## PROVIDED RECORDS

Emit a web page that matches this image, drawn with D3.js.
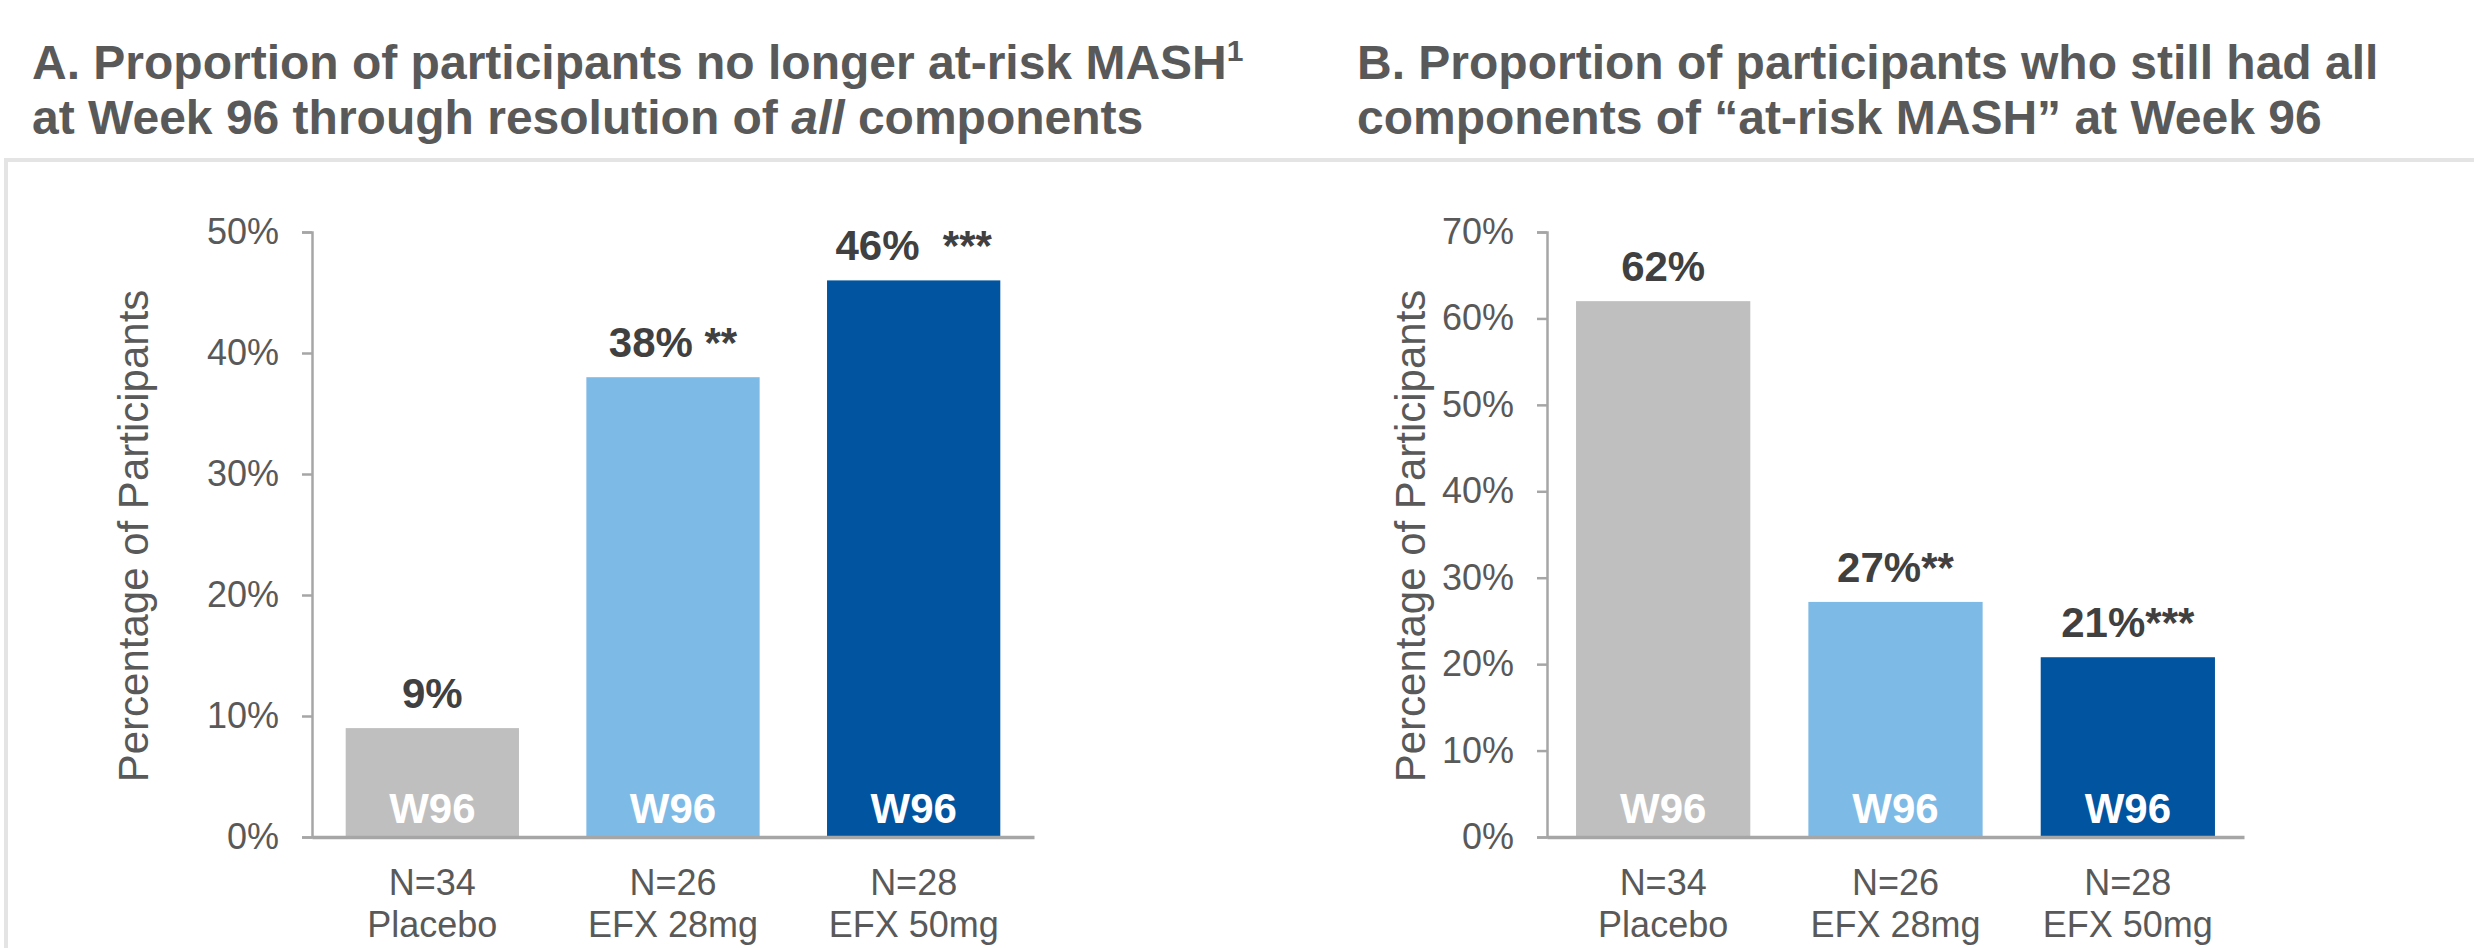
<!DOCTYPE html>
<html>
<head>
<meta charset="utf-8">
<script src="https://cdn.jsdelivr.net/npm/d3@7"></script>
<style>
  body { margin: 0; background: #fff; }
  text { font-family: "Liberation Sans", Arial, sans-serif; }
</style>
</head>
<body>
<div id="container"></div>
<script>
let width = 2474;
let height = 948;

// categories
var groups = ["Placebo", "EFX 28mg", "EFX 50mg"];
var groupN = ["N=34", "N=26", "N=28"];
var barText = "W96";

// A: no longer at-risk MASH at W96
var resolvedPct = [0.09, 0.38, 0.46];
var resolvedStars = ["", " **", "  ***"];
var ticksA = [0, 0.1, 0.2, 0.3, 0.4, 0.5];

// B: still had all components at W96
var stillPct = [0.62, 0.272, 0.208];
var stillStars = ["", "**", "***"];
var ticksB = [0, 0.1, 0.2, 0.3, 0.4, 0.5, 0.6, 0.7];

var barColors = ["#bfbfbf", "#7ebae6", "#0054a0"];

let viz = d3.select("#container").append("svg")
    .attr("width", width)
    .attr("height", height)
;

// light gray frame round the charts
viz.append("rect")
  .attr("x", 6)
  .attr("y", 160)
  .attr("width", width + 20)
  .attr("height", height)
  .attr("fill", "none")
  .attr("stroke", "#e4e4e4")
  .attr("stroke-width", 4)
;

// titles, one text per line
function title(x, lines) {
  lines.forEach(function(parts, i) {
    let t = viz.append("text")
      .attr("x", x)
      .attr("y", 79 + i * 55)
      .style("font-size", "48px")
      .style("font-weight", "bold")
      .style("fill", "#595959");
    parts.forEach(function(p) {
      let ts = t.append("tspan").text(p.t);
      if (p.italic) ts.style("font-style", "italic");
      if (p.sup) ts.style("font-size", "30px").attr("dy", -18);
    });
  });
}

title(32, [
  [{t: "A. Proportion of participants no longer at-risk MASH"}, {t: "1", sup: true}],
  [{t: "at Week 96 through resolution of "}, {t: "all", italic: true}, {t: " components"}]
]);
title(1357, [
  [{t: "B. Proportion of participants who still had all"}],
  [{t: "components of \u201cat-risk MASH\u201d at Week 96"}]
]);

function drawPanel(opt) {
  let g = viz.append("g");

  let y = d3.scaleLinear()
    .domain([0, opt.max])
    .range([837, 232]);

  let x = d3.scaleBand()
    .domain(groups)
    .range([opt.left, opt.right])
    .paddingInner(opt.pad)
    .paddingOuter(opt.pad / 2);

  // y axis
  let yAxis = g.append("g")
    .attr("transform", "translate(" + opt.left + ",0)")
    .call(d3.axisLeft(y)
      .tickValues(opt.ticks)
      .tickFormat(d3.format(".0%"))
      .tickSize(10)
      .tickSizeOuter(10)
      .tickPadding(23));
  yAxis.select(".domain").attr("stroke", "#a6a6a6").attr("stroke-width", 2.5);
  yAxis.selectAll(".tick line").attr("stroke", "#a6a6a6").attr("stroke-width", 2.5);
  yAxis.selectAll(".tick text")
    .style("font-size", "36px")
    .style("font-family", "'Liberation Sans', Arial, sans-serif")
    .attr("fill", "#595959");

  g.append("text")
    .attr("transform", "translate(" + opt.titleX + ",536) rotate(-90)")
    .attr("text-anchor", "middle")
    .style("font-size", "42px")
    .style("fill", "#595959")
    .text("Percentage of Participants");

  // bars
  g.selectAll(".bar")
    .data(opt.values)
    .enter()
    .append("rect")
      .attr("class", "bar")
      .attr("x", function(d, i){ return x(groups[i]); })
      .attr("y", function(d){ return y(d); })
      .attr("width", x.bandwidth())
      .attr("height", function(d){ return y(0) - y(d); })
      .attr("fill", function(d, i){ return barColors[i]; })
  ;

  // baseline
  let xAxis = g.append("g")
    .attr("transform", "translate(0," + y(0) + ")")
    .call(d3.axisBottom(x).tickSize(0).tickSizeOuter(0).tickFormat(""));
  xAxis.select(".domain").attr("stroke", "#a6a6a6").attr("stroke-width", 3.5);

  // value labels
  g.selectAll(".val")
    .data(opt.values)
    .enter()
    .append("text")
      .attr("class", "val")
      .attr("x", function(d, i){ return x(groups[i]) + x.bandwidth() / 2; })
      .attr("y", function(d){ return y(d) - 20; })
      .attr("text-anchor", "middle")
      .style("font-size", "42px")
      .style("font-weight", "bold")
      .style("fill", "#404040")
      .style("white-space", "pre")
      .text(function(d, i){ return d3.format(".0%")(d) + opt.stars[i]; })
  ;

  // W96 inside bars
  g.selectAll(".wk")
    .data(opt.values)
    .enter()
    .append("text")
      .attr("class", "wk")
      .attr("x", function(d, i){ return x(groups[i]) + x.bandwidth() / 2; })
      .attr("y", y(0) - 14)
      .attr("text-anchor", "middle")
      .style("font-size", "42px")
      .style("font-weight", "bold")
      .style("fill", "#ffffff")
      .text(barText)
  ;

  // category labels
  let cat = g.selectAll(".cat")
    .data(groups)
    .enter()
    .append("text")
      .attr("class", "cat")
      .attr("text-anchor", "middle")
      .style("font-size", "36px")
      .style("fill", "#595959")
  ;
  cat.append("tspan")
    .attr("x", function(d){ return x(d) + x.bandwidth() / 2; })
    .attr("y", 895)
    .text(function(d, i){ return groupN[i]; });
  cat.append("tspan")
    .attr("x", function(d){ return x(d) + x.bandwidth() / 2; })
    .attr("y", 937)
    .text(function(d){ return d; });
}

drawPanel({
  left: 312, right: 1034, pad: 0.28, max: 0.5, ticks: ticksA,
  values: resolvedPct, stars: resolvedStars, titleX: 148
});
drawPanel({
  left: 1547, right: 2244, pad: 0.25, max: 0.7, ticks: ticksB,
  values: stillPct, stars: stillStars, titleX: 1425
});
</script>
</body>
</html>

* * *

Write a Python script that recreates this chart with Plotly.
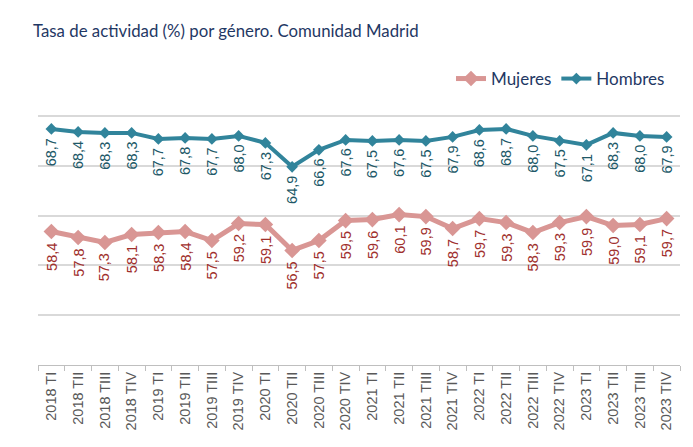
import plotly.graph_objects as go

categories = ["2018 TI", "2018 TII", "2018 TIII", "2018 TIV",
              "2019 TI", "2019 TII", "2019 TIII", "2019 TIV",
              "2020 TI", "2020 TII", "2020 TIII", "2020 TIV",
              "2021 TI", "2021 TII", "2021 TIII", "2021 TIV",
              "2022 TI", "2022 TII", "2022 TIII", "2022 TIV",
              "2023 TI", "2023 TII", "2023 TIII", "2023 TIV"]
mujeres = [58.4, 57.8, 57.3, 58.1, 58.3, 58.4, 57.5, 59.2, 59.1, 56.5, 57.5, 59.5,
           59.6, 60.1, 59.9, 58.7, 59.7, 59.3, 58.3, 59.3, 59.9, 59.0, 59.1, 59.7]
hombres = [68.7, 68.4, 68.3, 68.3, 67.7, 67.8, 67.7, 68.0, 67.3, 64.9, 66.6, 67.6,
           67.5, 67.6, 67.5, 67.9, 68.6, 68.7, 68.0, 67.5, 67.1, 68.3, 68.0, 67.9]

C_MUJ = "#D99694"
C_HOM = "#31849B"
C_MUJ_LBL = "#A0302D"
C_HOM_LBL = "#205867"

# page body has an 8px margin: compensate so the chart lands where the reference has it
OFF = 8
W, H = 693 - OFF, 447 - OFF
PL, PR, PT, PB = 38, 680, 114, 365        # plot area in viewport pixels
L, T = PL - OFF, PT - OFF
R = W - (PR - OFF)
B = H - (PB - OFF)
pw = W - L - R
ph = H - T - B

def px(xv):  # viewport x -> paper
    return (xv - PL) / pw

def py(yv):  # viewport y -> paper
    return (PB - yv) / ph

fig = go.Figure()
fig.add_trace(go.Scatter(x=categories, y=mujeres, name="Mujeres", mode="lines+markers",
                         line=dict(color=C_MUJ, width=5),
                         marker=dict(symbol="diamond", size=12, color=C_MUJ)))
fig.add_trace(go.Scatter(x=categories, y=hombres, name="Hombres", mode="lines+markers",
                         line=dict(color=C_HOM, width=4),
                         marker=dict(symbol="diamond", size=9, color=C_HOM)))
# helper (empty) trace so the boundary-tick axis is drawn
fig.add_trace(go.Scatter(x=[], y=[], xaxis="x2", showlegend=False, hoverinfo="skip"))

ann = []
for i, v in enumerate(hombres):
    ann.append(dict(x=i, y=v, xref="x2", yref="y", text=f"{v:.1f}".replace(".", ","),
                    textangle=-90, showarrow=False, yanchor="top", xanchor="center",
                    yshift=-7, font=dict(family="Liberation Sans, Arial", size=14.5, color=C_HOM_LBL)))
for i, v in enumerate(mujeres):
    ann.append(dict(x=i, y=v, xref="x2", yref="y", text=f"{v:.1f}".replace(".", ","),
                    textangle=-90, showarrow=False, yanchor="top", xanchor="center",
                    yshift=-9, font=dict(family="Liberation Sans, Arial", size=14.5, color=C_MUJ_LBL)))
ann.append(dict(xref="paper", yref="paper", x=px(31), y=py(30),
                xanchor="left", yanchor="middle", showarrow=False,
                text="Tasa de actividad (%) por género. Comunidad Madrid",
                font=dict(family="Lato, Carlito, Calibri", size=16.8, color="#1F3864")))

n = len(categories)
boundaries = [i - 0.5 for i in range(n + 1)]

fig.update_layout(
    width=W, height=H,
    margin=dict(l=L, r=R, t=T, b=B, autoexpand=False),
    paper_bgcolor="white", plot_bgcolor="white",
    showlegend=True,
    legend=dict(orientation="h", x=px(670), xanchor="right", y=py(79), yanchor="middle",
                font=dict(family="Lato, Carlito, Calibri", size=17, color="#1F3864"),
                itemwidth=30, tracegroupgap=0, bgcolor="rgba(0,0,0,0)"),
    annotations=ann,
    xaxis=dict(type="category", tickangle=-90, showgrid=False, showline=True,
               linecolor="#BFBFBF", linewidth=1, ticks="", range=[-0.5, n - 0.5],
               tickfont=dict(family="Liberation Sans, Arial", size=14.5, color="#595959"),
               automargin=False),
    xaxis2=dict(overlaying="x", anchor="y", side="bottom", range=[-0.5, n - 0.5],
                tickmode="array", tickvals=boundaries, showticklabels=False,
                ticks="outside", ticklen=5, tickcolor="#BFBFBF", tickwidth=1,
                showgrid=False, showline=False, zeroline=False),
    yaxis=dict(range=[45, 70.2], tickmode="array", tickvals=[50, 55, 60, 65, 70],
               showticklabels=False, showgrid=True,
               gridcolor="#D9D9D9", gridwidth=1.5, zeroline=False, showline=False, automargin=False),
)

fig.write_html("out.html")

## TASK
Using the data above, which lines fall from the one with "Emit a web page" through the one with "let height = 948;"? Repeat them exactly, ends included, minus any pictures.

## RESPONSE BELOW
Emit a web page that matches this image, drawn with D3.js.
<!DOCTYPE html>
<html>
<head>
<meta charset="utf-8">
<script src="https://cdn.jsdelivr.net/npm/d3@7"></script>
<style>
  body { margin: 0; background: #fff; }
  text { font-family: "Liberation Sans", Arial, sans-serif; }
</style>
</head>
<body>
<div id="container"></div>
<script>
let width = 2474;
let height = 948;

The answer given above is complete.